## Exercise requirements:
Your task is to retype the lines from the opening of the material through the line that includes "import matplotlib.pyplot as plt". Do not copy the pictures.

........

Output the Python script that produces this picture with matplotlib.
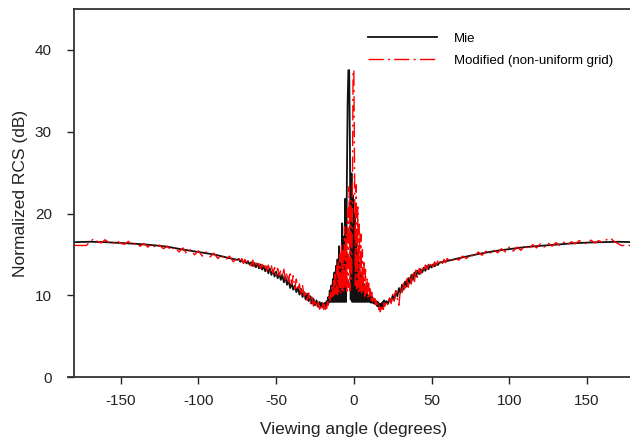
import matplotlib
matplotlib.use("Agg")
import matplotlib.pyplot as plt

# ---- Mie solution (black) ----
mie_angle = [
    -180, -170, -160, -150, -140, -130, -120, -110, -100, -90, -80, -75,
    -74, -73, -72, -71, -70, -69, -68, -67, -66, -65, -64, -63, -62, -61,
    -60, -59, -58, -57, -56, -55, -54, -53, -52, -51, -50, -49, -48, -47,
    -46, -45, -44, -43, -42, -41, -40, -39, -38, -37, -36, -35, -34, -33,
    -32, -31, -30, -29, -28, -27, -26, -25, -24, -23, -22, -21,
    -20.5, -20, -19.5, -19, -18.5, -18, -17.5, -17, -16.5, -16, -15.5, -15,
    -14.5, -14, -13.5, -13, -12.5, -12, -11.5, -11, -10.5, -10, -9.5, -9,
    -8.5, -8, -7.5, -7, -6.5, -6, -5.5, -5, -4.5, -4, -3.5, -3, -2.5, -2,
    -1.5, -1, -0.5, 0, 0.5, 1, 1.5, 2, 2.5, 3, 3.5, 4, 4.5, 5, 5.5, 6,
    6.5, 7, 7.5, 8, 8.5, 9, 9.5, 10, 10.5, 11, 11.5, 12, 12.5, 13, 13.5, 14,
    14.5, 15, 15.5, 16, 16.5, 17, 17.5, 18, 18.5, 19, 19.5, 20,
    21, 22, 23, 24, 25, 26, 27, 28, 29, 30, 31, 32, 33, 34, 35, 36, 37, 38,
    39, 40, 41, 42, 43, 44, 45, 46, 47, 48, 49, 50, 51, 52, 53, 54, 55,
    60, 70, 80, 90, 100, 110, 120, 130, 140, 150, 160, 170, 180,
]
mie_rcs = [
    16.5, 16.55, 16.5, 16.4, 16.3, 16.15, 15.95, 15.6, 15.3, 15.0, 14.55, 14.35,
    14.45, 14.1, 14.35, 14.0, 14.25, 13.9, 14.15, 13.75, 14.05, 13.6, 13.95, 13.45, 13.85, 13.3,
    13.75, 13.15, 13.6, 12.95, 13.45, 12.7, 13.3, 12.5, 13.1, 12.3, 12.9, 12.1, 12.7, 11.9,
    12.5, 11.6, 12.3, 11.3, 11.9, 10.9, 11.5, 10.7, 11.2, 10.4, 11.0, 10.1, 10.8, 9.8,
    10.4, 9.5, 10.2, 9.3, 9.9, 9.0, 9.6, 8.8, 9.4, 8.6, 9.2, 8.6,
    9.1, 8.6, 9.0, 8.5, 9.1, 8.7, 9.3, 8.9, 9.8, 9.1, 10.6, 9.2,
    11.2, 9.2, 12.0, 9.2, 12.8, 9.2, 13.6, 9.2, 14.4, 9.2, 16.0, 9.2,
    15.0, 9.2, 18.8, 9.2, 17.2, 9.2, 21.8, 9.2, 23.7, 33.5, 37.5, 37.5, 28.0, 9.5,
    24.9, 9.2, 22.2, 9.2, 20.0, 9.2, 17.5, 9.2, 15.1, 9.2, 14.0, 9.2, 12.6, 9.2, 11.8, 9.2,
    11.4, 9.2, 10.8, 9.2, 10.2, 9.2, 10.0, 9.2, 9.8, 9.1, 9.9, 9.1, 9.6, 9.0, 9.5, 8.9,
    9.3, 8.7, 9.2, 8.6, 9.0, 8.5, 9.0, 8.6, 9.2, 8.7, 9.4, 8.9,
    9.3, 9.0, 9.6, 9.2, 10.0, 9.5, 10.5, 9.9, 10.9, 10.3, 11.3, 10.7, 11.7, 11.1, 12.1, 11.5, 12.5, 11.9,
    12.8, 12.3, 13.0, 12.6, 13.2, 12.8, 13.4, 13.0, 13.6, 13.2, 13.7, 13.4, 13.8, 13.55, 13.9, 13.7, 14.0,
    14.2, 14.65, 15.05, 15.4, 15.65, 15.9, 16.05, 16.2, 16.35, 16.45, 16.5, 16.55, 16.5,
]

# ---- Modified, non-uniform grid (red) ----
mod_angle = [
    -180, -172, -170, -167.5, -165, -162.5, -160, -157.5, -155, -152.5, -150,
    -147.5, -145, -142.5, -140, -137.5, -135, -132.5, -130, -127.5, -125,
    -122.5, -120, -117.5, -115, -112.5, -110, -107.5, -105, -102.5, -100,
    -97.5, -95, -92.5, -90, -87.5, -85, -82.5, -80, -77.5, -75,
    -74, -73, -72, -71, -70, -69, -68, -67, -66, -65, -64, -63, -62, -61,
    -60, -59, -58, -57, -56, -55, -54, -53, -52, -51, -50, -49, -48, -47,
    -46, -45, -44, -43, -42, -41, -40, -39, -38, -37, -36, -35, -34, -33,
    -32, -31, -30, -29, -28, -27, -26, -25, -24, -23, -22, -21,
    -20.5, -20, -19.5, -19, -18.5, -18, -17.5, -17, -16.5, -16, -15.5, -15,
    -14.5, -14, -13.5, -13, -12.5, -12, -11.5, -11, -10.5, -10, -9.5, -9,
    -8.5, -8, -7.5, -7, -6.5, -6, -5.5, -5, -4.5, -4, -3.5, -3, -2.5, -2,
    -1.5, -1, -0.5, 0, 0.5, 1, 1.5, 2, 2.5, 3, 3.5, 4, 4.5, 5, 5.5, 6,
    6.5, 7, 7.5, 8, 8.5, 9, 9.5, 10, 10.5, 11, 11.5, 12, 12.5, 13, 13.5, 14,
    14.5, 15, 15.5, 16, 16.5, 17, 17.5, 18, 18.5, 19, 19.5, 20,
    21, 22, 23, 24, 25, 26, 27, 28, 29, 30, 31, 32, 33, 34, 35, 36, 37, 38,
    39, 40, 41, 42, 43, 44, 45, 46, 47, 48, 49, 50, 51, 52, 53, 54, 55,
    56, 57, 58, 59,
    60, 62.5, 65, 67.5, 70, 72.5, 75, 77.5, 80, 82.5, 85, 87.5, 90, 92.5,
    95, 97.5, 100, 102.5, 105, 107.5, 110, 112.5, 115, 117.5, 120, 122.5,
    125, 127.5, 130, 132.5, 135, 137.5, 140, 142.5, 145, 147.5, 150, 152.5,
    155, 157.5, 160, 162.5, 165, 167.5, 170, 172, 180,
]
mod_rcs = [
    16.1, 16.1, 16.5, 16.9, 16.6, 16.4, 16.8, 16.45, 16.3, 16.7, 16.35,
    16.25, 16.6, 16.1, 16.4, 16.0, 16.35, 15.9, 16.3, 15.8, 16.15,
    15.7, 16.0, 15.5, 15.9, 15.3, 15.8, 15.1, 15.6, 14.95, 15.45,
    14.8, 15.3, 14.7, 15.15, 14.5, 14.95, 14.3, 14.8, 14.1, 14.6,
    14.6, 14.0, 14.5, 13.9, 14.4, 13.8, 14.3, 14.0, 13.6, 14.3, 13.5, 14.0, 13.4, 13.9,
    13.3, 13.8, 13.2, 13.9, 13.0, 13.7, 12.8, 13.6, 12.7, 13.4, 12.5, 13.3, 12.4, 13.1,
    12.3, 13.2, 11.9, 12.8, 11.6, 12.9, 11.3, 12.4, 10.8, 12.0, 10.6, 11.4, 10.0, 11.2,
    9.9, 10.6, 9.4, 10.3, 9.0, 9.8, 8.7, 9.5, 8.5, 9.2, 8.3, 8.9,
    8.4, 9.0, 8.3, 8.9, 8.1, 8.8, 8.4, 9.2, 8.8, 9.8, 9.2, 10.4,
    9.6, 11.0, 9.9, 11.8, 10.0, 12.6, 10.2, 13.5, 10.1, 14.2, 10.4, 15.0,
    10.3, 16.3, 10.6, 15.5, 10.4, 18.4, 10.8, 17.5, 10.5, 20.5, 11.0, 23.3, 10.6, 21.6,
    12.0, 19.0, 37.5, 37.5, 25.0, 11.2, 23.5, 10.8, 20.8, 10.4, 18.7, 10.6, 17.5, 10.2, 15.6, 10.4,
    14.0, 9.9, 13.2, 10.2, 12.0, 9.7, 11.5, 9.6, 10.8, 9.4, 10.4, 9.3, 10.0, 9.1, 9.6, 8.9,
    9.3, 8.6, 9.0, 8.3, 8.7, 8.0, 8.5, 8.1, 8.8, 8.3, 9.1, 8.7,
    9.3, 8.8, 9.7, 9.0, 10.2, 9.3, 10.6, 9.6, 8.8, 10.9, 10.2, 11.5, 10.6, 12.0, 11.0, 12.4, 11.4, 12.9,
    11.7, 13.1, 12.2, 13.3, 12.6, 13.5, 12.9, 13.7, 13.2, 13.8, 13.4, 14.0, 13.5, 14.1, 13.7, 14.2, 13.8,
    14.3, 13.9, 14.4, 14.0,
    14.5, 14.1, 14.6, 14.3, 14.8, 14.5, 15.0, 14.7, 15.3, 14.9, 15.4, 15.1, 15.6, 15.2,
    15.7, 15.3, 15.9, 15.4, 15.9, 15.5, 16.1, 15.6, 16.2, 15.8, 16.3, 15.9,
    16.4, 16.0, 16.45, 16.1, 16.5, 16.2, 16.55, 16.3, 16.7, 16.4, 16.3, 16.75,
    16.4, 16.7, 16.45, 16.8, 17.0, 16.6, 16.3, 16.1, 16.1,
]

x_ticks = [-150, -100, -50, 0, 50, 100, 150]
y_ticks = [0, 10, 20, 30, 40]

plt.rcParams['font.family'] = ['Liberation Sans', 'DejaVu Sans']
plt.rcParams['axes.unicode_minus'] = False

fig = plt.figure(figsize=(6.3, 4.41), dpi=100)
ax = fig.add_axes([0.1175, 0.1444, 0.8883, 0.8358])

ax.plot(mie_angle, mie_rcs, color='#111111', lw=1.3, label='Mie')
ax.plot(mod_angle, mod_rcs, color='#ff0000', lw=1.0,
        linestyle=(0, (11, 3, 1.5, 3)), label='Modified (non-uniform grid)')

ax.set_xlim(-180, 180)
ax.set_ylim(0, 45)
ax.set_xticks(x_ticks)
ax.set_yticks(y_ticks)
ax.tick_params(direction='out', length=5, width=1, colors='#222222',
               labelsize=11)
ax.tick_params(axis='y', pad=11)
ax.tick_params(axis='x', pad=7)

for side in ['left', 'bottom', 'top']:
    ax.spines[side].set_color('#333333')
    ax.spines[side].set_linewidth(1.3)
ax.spines['right'].set_visible(False)
ax.spines['bottom'].set_bounds(-184, 180)

ax.set_xlabel('Viewing angle (degrees)', fontsize=12.5, color='#222222', labelpad=10)
ax.set_ylabel('Normalized RCS (dB)', fontsize=12.5, color='#222222', labelpad=5)

ax.legend(loc='upper left', bbox_to_anchor=(0.584, 0.926),
          bbox_transform=fig.transFigure, frameon=False, fontsize=9.5,
          handlelength=5.2, handletextpad=1.3, labelspacing=0.72,
          borderpad=0, borderaxespad=0)

fig.savefig('out.png', dpi=100)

........

## Full output:
Output the Python script that produces this picture with matplotlib.
import matplotlib
matplotlib.use("Agg")
import matplotlib.pyplot as plt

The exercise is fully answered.